What the task requires:
It is required that the lines from the top of the listing through the line with "XAxis, YAxis, CartesianGrid" be reproduced exactly, excluding pictures.

Material provided:
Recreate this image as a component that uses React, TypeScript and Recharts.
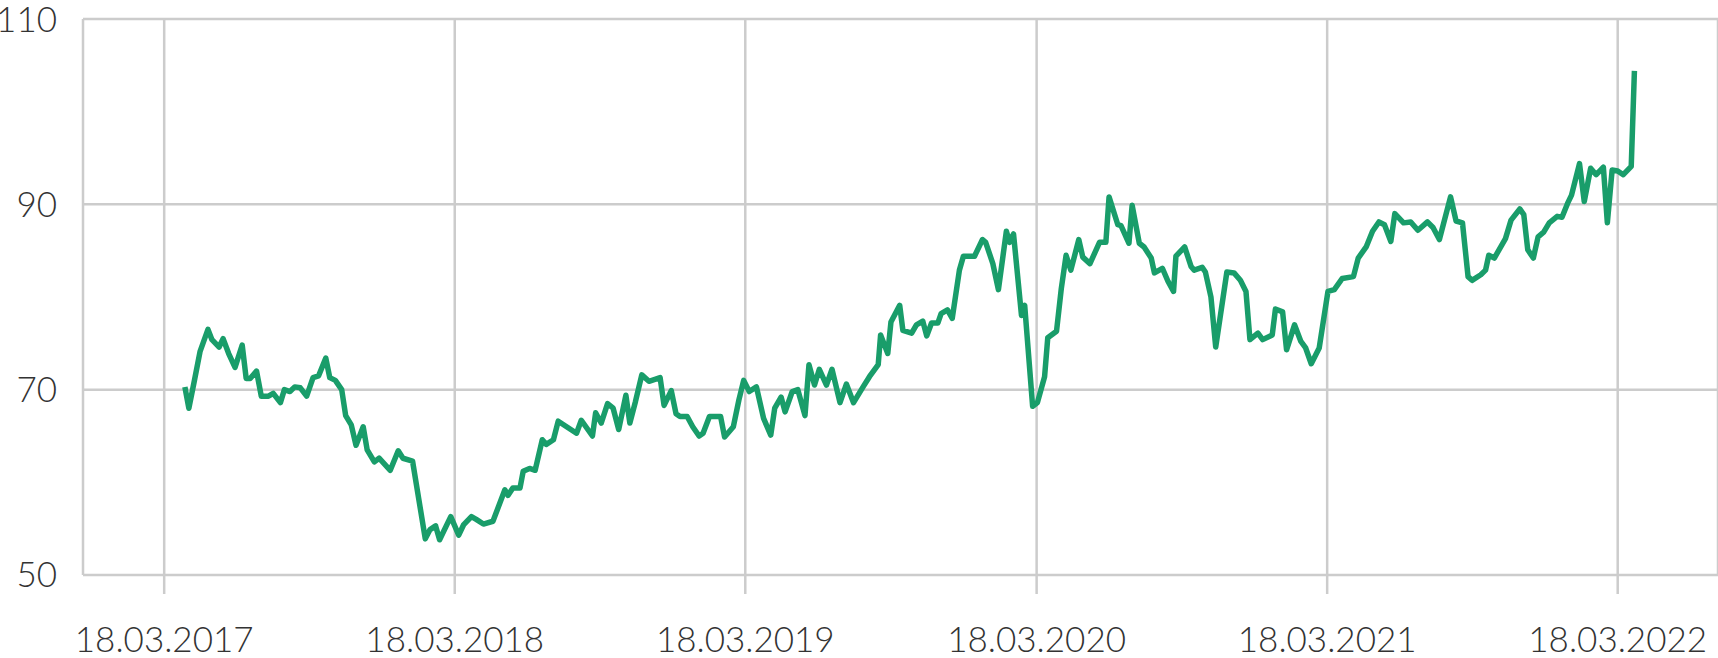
import { LineChart, Line, XAxis, YAxis, CartesianGrid } from 'recharts';

// days after 18.03.2017
const dayOffsets = [
  26, 31, 38, 45, 55, 60, 69, 74, 81, 89, 98, 103, 108, 116, 122, 131, 137, 146, 151, 158,
  164, 171, 179, 187, 194, 203, 208, 215, 223, 228, 235, 241, 250, 255, 264, 270, 284, 294, 300, 312,
  328, 334, 341, 346, 360, 370, 376, 386, 392, 401, 413, 428, 432, 438, 447, 451, 459, 466, 475, 480,
  489, 495, 518, 524, 538, 542, 549, 557, 564, 571, 580, 585, 592, 600, 609, 623, 628, 637, 643, 648,
  657, 664, 672, 677, 685, 699, 704, 715, 722, 728, 735, 744, 753, 762, 767, 775, 780, 789, 796, 805,
  810, 817, 823, 832, 839, 849, 857, 866, 878, 886, 897, 900, 909, 913, 924, 928, 939, 945, 953, 958,
  964, 972, 976, 984, 990, 999, 1004, 1018, 1028, 1032, 1041, 1048, 1058, 1062, 1067, 1077, 1081, 1091, 1097, 1106,
  1110, 1121, 1127, 1133, 1139, 1149, 1154, 1163, 1175, 1183, 1187, 1198, 1202, 1212, 1216, 1225, 1231, 1240, 1244, 1254,
  1261, 1268, 1271, 1282, 1290, 1294, 1304, 1308, 1315, 1321, 1335, 1344, 1352, 1359, 1364, 1374, 1380, 1392, 1396, 1405,
  1410, 1420, 1428, 1434, 1441, 1451, 1462, 1470, 1480, 1494, 1500, 1510, 1518, 1526, 1533, 1541, 1546, 1557, 1566, 1575,
  1587, 1594, 1602, 1616, 1623, 1631, 1638, 1643, 1654, 1660, 1664, 1671, 1685, 1692, 1703, 1708, 1713, 1720, 1726, 1733,
  1740, 1750, 1756, 1763, 1768, 1778, 1784, 1792, 1799, 1808, 1813, 1819, 1826, 1833, 1843, 1847,
];

const prices = [
  70.3, 68.0, 71.0, 74.1, 76.5, 75.4, 74.6, 75.5, 73.9, 72.4, 74.8, 71.2, 71.2, 72.0, 69.3, 69.3, 69.6, 68.6, 70.0, 69.8,
  70.3, 70.2, 69.3, 71.3, 71.5, 73.4, 71.3, 71.0, 70.0, 67.2, 66.2, 64.0, 66.0, 63.5, 62.2, 62.6, 61.3, 63.4, 62.6, 62.3,
  53.9, 54.9, 55.3, 53.8, 56.3, 54.3, 55.4, 56.3, 56.0, 55.5, 55.8, 59.2, 58.6, 59.4, 59.4, 61.2, 61.5, 61.3, 64.6, 64.1,
  64.6, 66.6, 65.3, 66.7, 65.0, 67.5, 66.4, 68.5, 68.0, 65.7, 69.4, 66.4, 68.7, 71.6, 70.9, 71.3, 68.3, 69.9, 67.4, 67.1,
  67.1, 66.0, 65.0, 65.3, 67.1, 67.1, 64.9, 66.0, 68.9, 71.0, 69.8, 70.3, 66.9, 65.1, 68.0, 69.2, 67.6, 69.8, 70.0, 67.2,
  72.7, 70.5, 72.2, 70.5, 72.2, 68.6, 70.6, 68.6, 70.3, 71.4, 72.7, 75.9, 73.9, 77.3, 79.1, 76.4, 76.1, 77.0, 77.4, 75.8,
  77.2, 77.2, 78.2, 78.6, 77.7, 82.9, 84.4, 84.4, 86.2, 85.9, 83.6, 80.8, 87.1, 85.9, 86.8, 78.0, 79.1, 68.2, 68.6, 71.4,
  75.6, 76.3, 80.9, 84.5, 82.9, 86.2, 84.3, 83.6, 85.9, 85.9, 90.8, 87.8, 87.7, 85.8, 89.9, 85.8, 85.4, 84.2, 82.6, 83.1,
  81.7, 80.6, 84.4, 85.4, 83.3, 82.9, 83.2, 82.7, 80.0, 74.6, 82.7, 82.6, 81.8, 80.6, 75.4, 76.1, 75.4, 75.9, 78.7, 78.4,
  74.3, 77.0, 75.2, 74.5, 72.8, 74.5, 80.6, 80.8, 82.0, 82.2, 84.2, 85.4, 87.1, 88.1, 87.8, 86.0, 89.0, 88.0, 88.1, 87.2,
  88.1, 87.5, 86.2, 90.8, 88.2, 88.0, 82.2, 81.8, 82.4, 82.9, 84.5, 84.2, 86.3, 88.3, 89.5, 88.9, 85.1, 84.2, 86.5, 87.0,
  88.0, 88.7, 88.6, 90.1, 91.0, 94.4, 90.3, 93.9, 93.2, 94.0, 88.0, 93.7, 93.6, 93.2, 94.1, 104.4,
];

const tickYears = [2017, 2018, 2019, 2020, 2021, 2022];
const yTicks = [50, 70, 90, 110];

const DAY = 86400000;
const start = Date.UTC(2017, 2, 18);

const data = dayOffsets.map((d, i) => ({ t: start + d * DAY, value: prices[i] }));
const xTicks = tickYears.map((y) => Date.UTC(y, 2, 18));

const formatDate = (ts: number) => {
  const d = new Date(ts);
  const dd = String(d.getUTCDate()).padStart(2, '0');
  const mm = String(d.getUTCMonth() + 1).padStart(2, '0');
  return `${dd}.${mm}.${d.getUTCFullYear()}`;
};

const tickStyle = {
  fontFamily: 'Lato, sans-serif',
  fontWeight: 300,
  fontSize: 35,
  fill: '#333333',
};

export default function App() {
  return (
    <div style={{ position: 'absolute', left: 0, top: 0, background: '#fff' }}>
      <LineChart
        width={1718}
        height={658}
        data={data}
        margin={{ top: 19, right: 0, bottom: 0, left: 0 }}
      >
        <CartesianGrid stroke="#cccccc" strokeWidth={2.5} />
        <XAxis
          dataKey="t"
          type="number"
          domain={[start - 102 * DAY, start + 1952 * DAY]}
          ticks={xTicks}
          interval={0}
          tickFormatter={formatDate}
          axisLine={false}
          tickLine={{ stroke: '#cccccc', strokeWidth: 2.5 }}
          tickSize={19}
          tickMargin={33}
          height={83}
          tick={tickStyle}
        />
        <YAxis
          domain={[50, 110]}
          ticks={yTicks}
          axisLine={false}
          tickLine={false}
          tickSize={0}
          tickMargin={26}
          width={83}
          tick={tickStyle}
        />
        <Line
          type="linear"
          dataKey="value"
          stroke="#199d6a"
          strokeWidth={5.5}
          strokeLinejoin="round"
          dot={false}
          isAnimationActive={false}
        />
      </LineChart>
    </div>
  );
}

Solution to this task:
Recreate this image as a component that uses React, TypeScript and Recharts.
import { LineChart, Line, XAxis, YAxis, CartesianGrid } from 'recharts';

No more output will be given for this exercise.